Wednesday, December 9, 2009

Evidence of Tour

Now that I have slept, bathed, shaved, and walked my son, I've been trying to piece together exactly what happened... Lucky for me, road manager/photographer Jaime Lowe and bass player/sleepstalker Gray Robertson both kept a camera handy:
Jaime's photos | Gray's photos

In addition, I've been scanning through some of the tour footage we amassed. Not nearly as much as we'd hoped, but then we were busy hustlin' so it's hard to also document The Hustle whilst hustling. Here are just a few highlights:

Hymn 2: Women's Care in E Flat Major - live at The Space in Portland, ME


90 East - live at West Side Arts in Providence, RI


Bad Rabbits (feat. Matt Fazzi and Isaac Bolliver) - live at Tom, Dick and Harry's in Green Bay, WI


Scared Scared Scared (Challenger Remix) (feat. Matt Fazzi and Isaac Bolliver) - live at Tom, Dick and Harry's in Green Bay, WI


Hope is a Drug (feat. Matt Fazzi, Matt Rubano, and Isaac Bolliver) - live at Tom, Dick and Harry's in Green Bay, WI


Bugguts - live at UMASS Dartmouth in Dartmouth, MA


H.U.G.S. (Ebu Gogo cover) - live at The Venue in Fargo, ND


Sledgehammer (feat. Matt Fazzi and Isaac Bollivar) - live at The Venue in Fargo, ND


Tour Bloopers - live in Corvallis, OR and Arlington, WA

Monday, December 7, 2009

My looping cover of Peter Gabriel's Sledgehammer

We played this song a bunch on tour and I enjoyed it so much that I decided to make a video of the solo version. It was a four day process; programming, rehearsing, shooting and then editing the video, and in the end I would've liked to do it with more than 2 cameras and in a bigger room so that it is more apparent what exactly is going on... but basically it's a beast of a memory game, hitting all the cues with two keyboards and two midi controllers.
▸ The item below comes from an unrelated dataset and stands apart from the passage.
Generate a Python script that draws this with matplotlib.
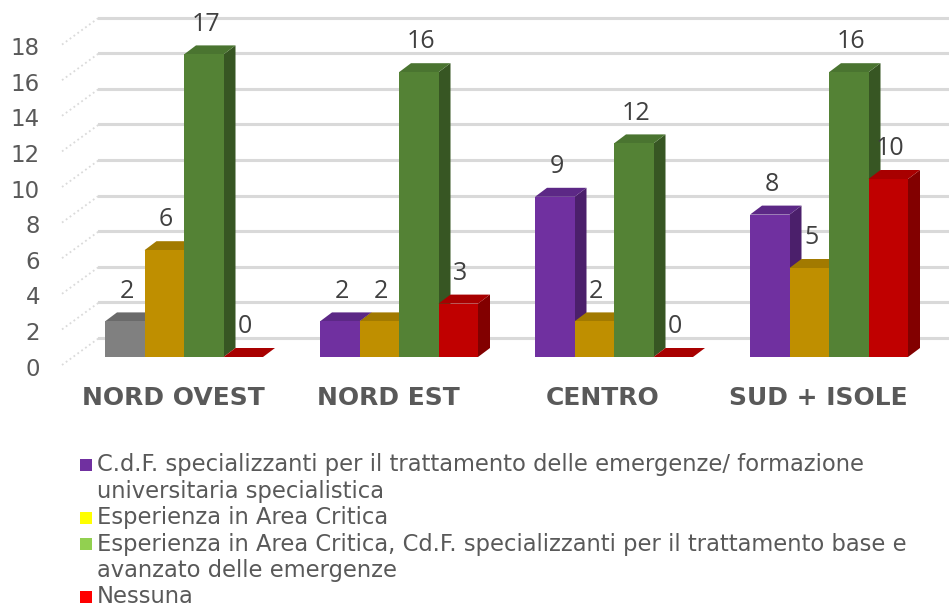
import numpy as np
import matplotlib.pyplot as plt
from matplotlib.patches import Polygon, Rectangle

plt.rcParams["font.family"] = ["DejaVu Sans"]

# 数据
categories = ['NORD OVEST', 'NORD EST', 'CENTRO', 'SUD + ISOLE']
series_names = [
    'C.d.F. specializzanti per il trattamento delle emergenze/ formazione\nuniversitaria specialistica',
    'Esperienza in Area Critica',
    'Esperienza in Area Critica, Cd.F. specializzanti per il trattamento base e\navanzato delle emergenze',
    'Nessuna',
]
cdf = [2, 2, 9, 8]
area_critica = [6, 2, 2, 5]
area_critica_cdf = [17, 16, 12, 16]
nessuna = [0, 3, 0, 10]
series_values = [cdf, area_critica, area_critica_cdf, nessuna]
yticks = list(range(0, 19, 2))

# 颜色 (正面, 顶面, 侧面)
front = ['#7030A0', '#BF8F00', '#548235', '#C00000']
top = ['#5C2886', '#A27A00', '#4A7430', '#A80000']
side = ['#4B1F6B', '#7F6000', '#375623', '#820000']
legend_colors = ['#7030A0', '#FFFF00', '#92D050', '#FF0000']
# 第一个柱子是灰色
special = {(0, 0): ('#808080', '#6A6A6A', '#5A5A5A')}

# 像素比例
px_x = 215.0   # 每组的像素宽度
px_y = 17.8    # 每单位的像素高度
w = 39.5 / px_x
ddx, ddy = 12 / px_x, 9 / px_y
wall_dy = 19 / px_y

fig = plt.figure(figsize=(9.49, 6.10), dpi=100)
ax = fig.add_axes([0, 0, 1, 1])
ax.set_xlim(-105 / px_x, 844 / px_x)
ax.set_ylim(-(610 - 357) / px_y, 357 / px_y)
ax.axis('off')

# 背景网格线和斜线
x_wall = -6 / px_x
x_front = -43 / px_x
for v in yticks:
    ax.plot([x_wall, 5], [v + wall_dy, v + wall_dy], color='#D9D9D9', lw=2.2, zorder=1)
    ax.plot([x_front, x_wall], [v - 8 / px_y, v + wall_dy], color='#DADADA', lw=1.3,
            ls=':', zorder=1)
    ax.text(-65 / px_x, v - 12 / px_y, str(v), ha='right', va='center', fontsize=16.5,
            color='#595959')

# 3D 柱子
for i in range(len(categories)):
    for j, vals in enumerate(series_values):
        v = vals[i]
        x0 = i + j * w
        cf, ct, cs = special.get((i, j), (front[j], top[j], side[j]))
        ax.add_patch(Polygon([(x0 + w, 0), (x0 + w + ddx, ddy), (x0 + w + ddx, v + ddy),
                              (x0 + w, v)], closed=True, fc=cs, lw=0, zorder=2))
        ax.add_patch(Polygon([(x0, v), (x0 + w, v), (x0 + w + ddx, v + ddy),
                              (x0 + ddx, v + ddy)], closed=True, fc=ct, lw=0, zorder=2))
        ax.add_patch(Rectangle((x0, 0), w, v, fc=cf, lw=0, zorder=2))
        ax.text(x0 + w / 2 + 2 / px_x, v + 1.7, str(v), ha='center', va='center',
                fontsize=18, color='#404040', family='Open Sans', zorder=3)
    ax.text(i + 2 * w - 11 / px_x, -41 / px_y, categories[i], ha='center', va='center',
            fontsize=18, fontweight='bold', color='#595959')

# 图例
line_h = 26.4
y_px = 465
for name, c in zip(series_names, legend_colors):
    y = (357 - y_px) / px_y
    ax.add_patch(Rectangle((-25 / px_x, y - 6 / px_y), 12 / px_x, 12 / px_y, fc=c, lw=0))
    for k, line in enumerate(name.split('\n')):
        ax.text(-8 / px_x, (357 - y_px - k * line_h) / px_y, line, ha='left', va='center',
                fontsize=16.3, color='#595959')
    y_px += line_h * len(name.split('\n'))

fig.savefig('out.png', dpi=100)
I did maybe 36 or 37 takes, and this was the best of them. I don't ever want to play this song again now.

Description:
"Gavin Castleton performs a bedroom version of his "Sledgehammer" cover using Ableton Live 8, an FCB1010 midi foot controller, an M-Audio Trigger Finger, a Wurlitzer 200A eletric piano, and a Roland JP8000. All effecting (including the vocoder which is being fed from a vocal delay aux send and the JP8000) is done in Ableton. The audio was outsourced to another computer and multi-tracked for a much improved final mix. Due to a total lack of budget (only 2 "cameras"), there are shots of earlier takes mixed in with the final take footage."